João Adolfo Hansem, da Universidade de São Paulo (USP), defendeu em 1989, que essa fama de Boca do Inferno é falsa. No livro “A Sátira e o Engenho”, o crítico da USP mostra que o poeta odiava negros, pobres, índios e judeus.
Gregório era um fidalgo do reino português daquela época.
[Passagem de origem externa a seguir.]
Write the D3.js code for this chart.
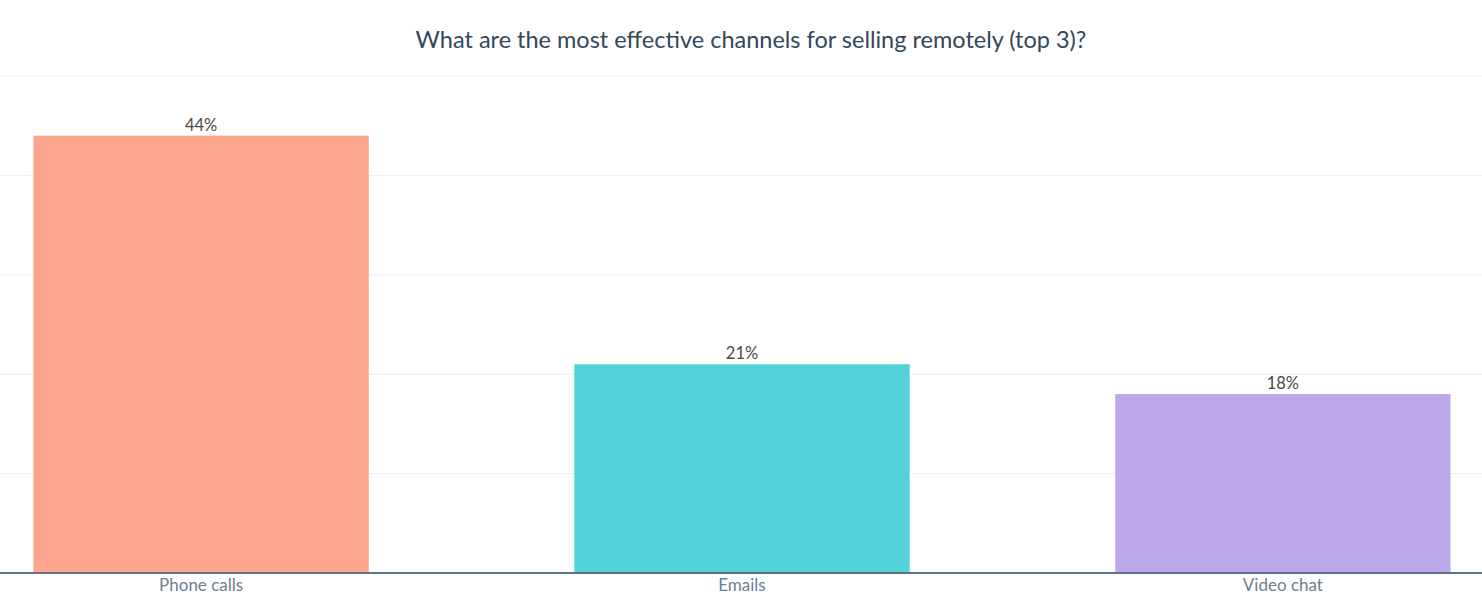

O crítico Hansem comparou a sátira atribuída a Gregório de Matos, às denúncias secretas da Inquisição, muito comuns naquela época.
Desde 1591, a Bahia abrigou agentes do Santo Ofício, incumbidos de condenar bruxas, homossexuais, judeus e hereges em geral.
Na Europa, a condenação incluía ser queimado nas enormes fogueiras que marcaram o fim da Idade Média.
Na verdade acredita-se que foram beatos muito fofoqueiros, esses poetas que ganharam o nome de Gregório de Matos.
Esta história de santos de pés de barros e santinhos do pau oco vem de longe e hoje nos assustam com as suas atitudes.
Gregório de Matos quase se tornou herói nacional. Os de hoje, consideram-se heróis de si mesmo.